The gospels claim 500 eyewitness to Christ's resurrection. Luke based his gospel, and the book of Acts on eyewitness accounts. Hebrews has been confirmed by the Apostles who were eyewitnesses themselves.


There is evidence that the book of Acts was written by 62 AD. If this is true then we know that the gospel of Luke was written earlier because of the prologue in Acts. Josephus recorded the death of James at 62 AD. In Acts James is still alive. Paul is still alive in Acts, his death occurred under the persecution of Nero between 64-67 AD. But in Acts there is no mention of Nero's persecutions. There is no mention of the Jewish wars that took place around 66AD. Finally there is no mention of the fall of Jerusalem which took place in 70AD. Considering the nature of the book of Acts you would expect major events like these to be mentioned if they had occurred. None of these major events are mentioned suggesting that Acts was written around 62 AD. The book of Luke would have been written before Acts and without exploring this timeline any further we already have one gospel written 60 years after the death and resurrection of Jesus Christ.


According to the teachings of the Greek historian Herodotus any date in the 1st century is too early to allow mythological development on foundational truths. Many people will not accept the accuracy of the New Testament writings even though the New Testament is closer in time to the actual events than any other ancient books. Usually the earliest is considered the most accurate. There are few questions about the reliability of sources teaching on Alexander the Great even though the ancient writings we have about him are written around 300 years after his death. There are five main surviving accounts on Alexander by Arrian, Curtius, Plutarch, Diodorus, and Justin. The problem of the sources concern Alexander-historians, because each presents a different "Alexander". Will the real Alexander the Great please stand up?

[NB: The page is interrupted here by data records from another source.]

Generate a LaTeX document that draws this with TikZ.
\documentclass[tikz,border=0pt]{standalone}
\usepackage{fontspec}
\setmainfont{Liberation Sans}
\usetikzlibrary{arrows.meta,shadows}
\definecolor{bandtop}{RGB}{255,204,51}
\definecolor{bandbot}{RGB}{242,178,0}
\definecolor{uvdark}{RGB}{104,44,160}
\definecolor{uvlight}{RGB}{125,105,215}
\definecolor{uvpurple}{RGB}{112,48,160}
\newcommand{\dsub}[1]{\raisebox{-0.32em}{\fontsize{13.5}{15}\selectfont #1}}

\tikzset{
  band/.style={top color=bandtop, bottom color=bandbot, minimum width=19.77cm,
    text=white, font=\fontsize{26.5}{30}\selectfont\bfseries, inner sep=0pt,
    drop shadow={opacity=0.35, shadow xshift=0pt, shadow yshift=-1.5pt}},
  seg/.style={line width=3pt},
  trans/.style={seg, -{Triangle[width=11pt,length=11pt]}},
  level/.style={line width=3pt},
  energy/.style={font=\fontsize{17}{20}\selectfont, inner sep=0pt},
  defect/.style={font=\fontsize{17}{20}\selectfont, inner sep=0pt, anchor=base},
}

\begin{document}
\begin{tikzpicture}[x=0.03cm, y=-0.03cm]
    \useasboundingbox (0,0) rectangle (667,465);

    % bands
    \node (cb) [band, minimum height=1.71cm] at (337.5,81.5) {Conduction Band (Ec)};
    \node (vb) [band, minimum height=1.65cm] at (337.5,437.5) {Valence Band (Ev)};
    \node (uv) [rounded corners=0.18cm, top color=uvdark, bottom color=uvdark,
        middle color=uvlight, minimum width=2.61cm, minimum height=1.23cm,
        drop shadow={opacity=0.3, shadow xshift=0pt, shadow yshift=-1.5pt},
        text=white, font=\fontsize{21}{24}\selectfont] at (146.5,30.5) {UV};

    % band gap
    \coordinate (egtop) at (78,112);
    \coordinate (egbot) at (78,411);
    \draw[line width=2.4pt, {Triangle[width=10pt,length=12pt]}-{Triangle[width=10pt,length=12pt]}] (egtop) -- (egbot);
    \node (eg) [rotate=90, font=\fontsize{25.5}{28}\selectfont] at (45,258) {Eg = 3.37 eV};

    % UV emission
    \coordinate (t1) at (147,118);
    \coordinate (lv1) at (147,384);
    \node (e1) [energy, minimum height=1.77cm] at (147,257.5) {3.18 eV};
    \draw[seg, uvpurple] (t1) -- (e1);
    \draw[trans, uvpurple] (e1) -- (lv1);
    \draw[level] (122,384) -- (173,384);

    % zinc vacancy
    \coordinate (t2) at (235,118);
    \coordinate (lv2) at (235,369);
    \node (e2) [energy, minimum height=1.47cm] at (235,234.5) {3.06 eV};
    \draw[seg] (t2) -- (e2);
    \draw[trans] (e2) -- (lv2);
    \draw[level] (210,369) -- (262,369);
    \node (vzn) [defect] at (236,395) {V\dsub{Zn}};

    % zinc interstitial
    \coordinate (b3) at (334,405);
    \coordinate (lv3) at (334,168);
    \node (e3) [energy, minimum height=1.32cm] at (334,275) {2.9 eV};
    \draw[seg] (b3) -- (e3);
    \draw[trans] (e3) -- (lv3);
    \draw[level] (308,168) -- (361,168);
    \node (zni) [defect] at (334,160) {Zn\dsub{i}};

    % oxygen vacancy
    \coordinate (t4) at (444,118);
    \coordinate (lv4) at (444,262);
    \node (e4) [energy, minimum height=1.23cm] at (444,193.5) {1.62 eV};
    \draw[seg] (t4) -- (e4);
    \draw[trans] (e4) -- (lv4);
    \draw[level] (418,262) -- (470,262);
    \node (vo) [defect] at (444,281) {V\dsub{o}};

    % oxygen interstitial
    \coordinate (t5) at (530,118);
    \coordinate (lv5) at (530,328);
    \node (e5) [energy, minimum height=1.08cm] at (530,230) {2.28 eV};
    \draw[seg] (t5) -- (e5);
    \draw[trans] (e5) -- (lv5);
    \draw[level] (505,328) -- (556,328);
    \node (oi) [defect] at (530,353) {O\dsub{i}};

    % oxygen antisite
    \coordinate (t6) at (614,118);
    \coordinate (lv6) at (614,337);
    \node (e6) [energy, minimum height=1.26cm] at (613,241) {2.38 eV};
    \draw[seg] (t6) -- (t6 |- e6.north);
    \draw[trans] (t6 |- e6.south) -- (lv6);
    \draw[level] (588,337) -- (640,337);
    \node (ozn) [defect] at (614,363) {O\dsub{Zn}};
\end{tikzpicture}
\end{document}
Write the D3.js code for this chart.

The accuracy of the New Testament writings has been confirmed by noted Roman historians, legal experts, Non-Christian sources, and archaeological finds. No archaeological evidence has ever refuted the Bible, yet thousands of them support the accuracy of scripture.


Because we can trust in the accuracy of the New Testament we must trust what it says. In the New Testament Jesus claimed to be God, and his claim was miraculously confirmed. My next post will explore these claims.


(Thanks to Normal Geisler for influencing my thinking on this subject).

2 comments:

Anonymous said...

i was looking into this the other day. i had read a book in college by Bruce Metgzer on this topic and that is where i started my search. anyway, here are 2 good links...

http://www.carm.org/evidence/textualevidence.htm

and this one talks about the papyri that we have.

http://en.wikipedia.org/wiki/List_of_New_Testament_papyri

one note...even with the papyri, it is my understanding that we have NO original manuscripts from the new testament - rather copies. one thing i did read the other day that in some copy of a copy of something (i think it may have been the gospel of Mark) there were 200,000 changes (most were punctuation)...anyway.
i have also read that the scribes (some whose job was alone to make copies) had stringent rules to follow when making the copies. also read that at times, there would be 3 or 4 scribes writing while a head guy would read the text slowly for them to copy it from. i could see some misspellings/grammar differences ocurring there possibly.

Spack said...

You're right we don't have the original autographs, and there are many variant readings. I am not sure about 200,000 from one book, but I know there are a multitude of manuscripts available for comparison. There are 5686 Greek manuscripts which scholars have picked over, weeding out errors, and additions, discerning which early manuscripts are most accurate. Some textual issues still remain but we can express confidence that the text we have today is very close to the original autographs.